■ Work to complete:
Copy the data exactly as it appears, and do not include any pictures.

■ Given material:

|---|

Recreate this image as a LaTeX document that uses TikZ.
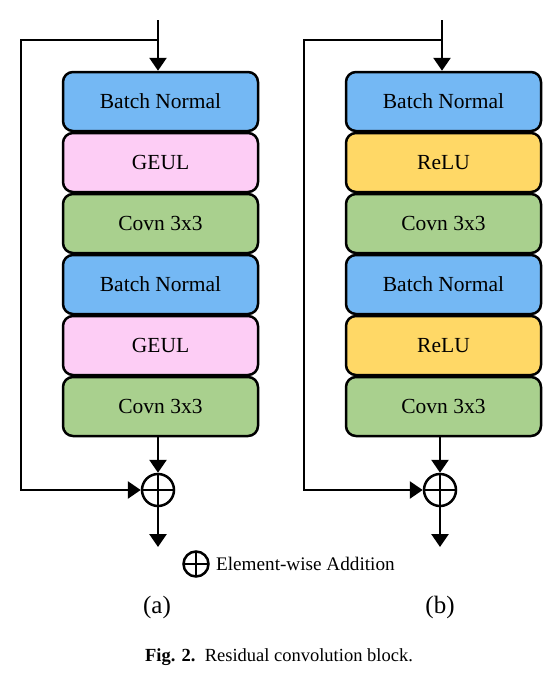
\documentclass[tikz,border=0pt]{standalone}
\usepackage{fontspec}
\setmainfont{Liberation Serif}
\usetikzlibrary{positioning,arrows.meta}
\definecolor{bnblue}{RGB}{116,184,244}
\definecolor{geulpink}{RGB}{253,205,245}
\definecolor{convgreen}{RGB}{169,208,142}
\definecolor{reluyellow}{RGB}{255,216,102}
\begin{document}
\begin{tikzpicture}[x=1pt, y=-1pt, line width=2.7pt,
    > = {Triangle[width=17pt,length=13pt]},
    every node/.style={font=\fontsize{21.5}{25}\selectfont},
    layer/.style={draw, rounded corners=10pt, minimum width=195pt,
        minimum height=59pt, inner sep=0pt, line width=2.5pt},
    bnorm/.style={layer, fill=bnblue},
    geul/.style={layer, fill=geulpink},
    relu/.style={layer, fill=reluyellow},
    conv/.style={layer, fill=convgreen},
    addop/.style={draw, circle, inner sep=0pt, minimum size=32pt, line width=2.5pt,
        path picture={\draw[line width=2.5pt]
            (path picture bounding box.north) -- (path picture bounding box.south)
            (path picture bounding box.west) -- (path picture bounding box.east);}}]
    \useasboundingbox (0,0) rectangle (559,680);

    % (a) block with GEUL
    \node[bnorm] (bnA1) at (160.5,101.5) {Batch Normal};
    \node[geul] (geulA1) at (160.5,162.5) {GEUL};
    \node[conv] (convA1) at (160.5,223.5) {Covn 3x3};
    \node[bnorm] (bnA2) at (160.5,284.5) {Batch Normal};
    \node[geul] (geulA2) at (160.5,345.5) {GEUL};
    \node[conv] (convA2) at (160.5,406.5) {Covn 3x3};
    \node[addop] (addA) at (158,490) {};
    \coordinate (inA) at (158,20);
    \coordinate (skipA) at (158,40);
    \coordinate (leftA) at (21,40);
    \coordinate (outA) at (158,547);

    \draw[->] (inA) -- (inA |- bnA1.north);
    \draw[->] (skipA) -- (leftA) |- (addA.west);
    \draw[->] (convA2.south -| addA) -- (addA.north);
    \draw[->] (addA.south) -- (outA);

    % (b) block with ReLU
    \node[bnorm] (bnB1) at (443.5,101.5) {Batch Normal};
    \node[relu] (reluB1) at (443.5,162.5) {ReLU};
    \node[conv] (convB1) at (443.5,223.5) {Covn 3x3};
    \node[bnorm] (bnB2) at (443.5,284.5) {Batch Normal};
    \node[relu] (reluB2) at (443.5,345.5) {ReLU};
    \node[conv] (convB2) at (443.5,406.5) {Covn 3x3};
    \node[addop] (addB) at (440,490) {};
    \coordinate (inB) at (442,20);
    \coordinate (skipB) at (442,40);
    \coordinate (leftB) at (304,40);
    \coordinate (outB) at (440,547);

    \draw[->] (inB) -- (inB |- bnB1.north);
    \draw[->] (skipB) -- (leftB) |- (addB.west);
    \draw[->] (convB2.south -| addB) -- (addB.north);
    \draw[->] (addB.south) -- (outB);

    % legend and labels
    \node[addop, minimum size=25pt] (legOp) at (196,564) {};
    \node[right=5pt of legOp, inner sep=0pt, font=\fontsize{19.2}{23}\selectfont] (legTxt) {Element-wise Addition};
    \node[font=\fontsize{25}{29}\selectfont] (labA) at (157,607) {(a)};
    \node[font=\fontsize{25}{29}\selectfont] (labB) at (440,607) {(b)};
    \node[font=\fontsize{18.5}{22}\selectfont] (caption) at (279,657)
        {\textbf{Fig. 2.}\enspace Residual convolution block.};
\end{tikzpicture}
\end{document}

|---|

■ Correct result:
Recreate this image as a LaTeX document that uses TikZ.
\documentclass[tikz,border=0pt]{standalone}
\usepackage{fontspec}
\setmainfont{Liberation Serif}
\usetikzlibrary{positioning,arrows.meta}
\definecolor{bnblue}{RGB}{116,184,244}
\definecolor{geulpink}{RGB}{253,205,245}
\definecolor{convgreen}{RGB}{169,208,142}
\definecolor{reluyellow}{RGB}{255,216,102}
\begin{document}
\begin{tikzpicture}[x=1pt, y=-1pt, line width=2.7pt,
    > = {Triangle[width=17pt,length=13pt]},
    every node/.style={font=\fontsize{21.5}{25}\selectfont},
    layer/.style={draw, rounded corners=10pt, minimum width=195pt,
        minimum height=59pt, inner sep=0pt, line width=2.5pt},
    bnorm/.style={layer, fill=bnblue},
    geul/.style={layer, fill=geulpink},
    relu/.style={layer, fill=reluyellow},
    conv/.style={layer, fill=convgreen},
    addop/.style={draw, circle, inner sep=0pt, minimum size=32pt, line width=2.5pt,
        path picture={\draw[line width=2.5pt]
            (path picture bounding box.north) -- (path picture bounding box.south)
            (path picture bounding box.west) -- (path picture bounding box.east);}}]
    \useasboundingbox (0,0) rectangle (559,680);

    % (a) block with GEUL
    \node[bnorm] (bnA1) at (160.5,101.5) {Batch Normal};
    \node[geul] (geulA1) at (160.5,162.5) {GEUL};
    \node[conv] (convA1) at (160.5,223.5) {Covn 3x3};
    \node[bnorm] (bnA2) at (160.5,284.5) {Batch Normal};
    \node[geul] (geulA2) at (160.5,345.5) {GEUL};
    \node[conv] (convA2) at (160.5,406.5) {Covn 3x3};
    \node[addop] (addA) at (158,490) {};
    \coordinate (inA) at (158,20);
    \coordinate (skipA) at (158,40);
    \coordinate (leftA) at (21,40);
    \coordinate (outA) at (158,547);

    \draw[->] (inA) -- (inA |- bnA1.north);
    \draw[->] (skipA) -- (leftA) |- (addA.west);
    \draw[->] (convA2.south -| addA) -- (addA.north);
    \draw[->] (addA.south) -- (outA);

    % (b) block with ReLU
    \node[bnorm] (bnB1) at (443.5,101.5) {Batch Normal};
    \node[relu] (reluB1) at (443.5,162.5) {ReLU};
    \node[conv] (convB1) at (443.5,223.5) {Covn 3x3};
    \node[bnorm] (bnB2) at (443.5,284.5) {Batch Normal};
    \node[relu] (reluB2) at (443.5,345.5) {ReLU};
    \node[conv] (convB2) at (443.5,406.5) {Covn 3x3};
    \node[addop] (addB) at (440,490) {};
    \coordinate (inB) at (442,20);
    \coordinate (skipB) at (442,40);
    \coordinate (leftB) at (304,40);
    \coordinate (outB) at (440,547);

    \draw[->] (inB) -- (inB |- bnB1.north);
    \draw[->] (skipB) -- (leftB) |- (addB.west);
    \draw[->] (convB2.south -| addB) -- (addB.north);
    \draw[->] (addB.south) -- (outB);

    % legend and labels
    \node[addop, minimum size=25pt] (legOp) at (196,564) {};
    \node[right=5pt of legOp, inner sep=0pt, font=\fontsize{19.2}{23}\selectfont] (legTxt) {Element-wise Addition};
    \node[font=\fontsize{25}{29}\selectfont] (labA) at (157,607) {(a)};
    \node[font=\fontsize{25}{29}\selectfont] (labB) at (440,607) {(b)};
    \node[font=\fontsize{18.5}{22}\selectfont] (caption) at (279,657)
        {\textbf{Fig. 2.}\enspace Residual convolution block.};
\end{tikzpicture}
\end{document}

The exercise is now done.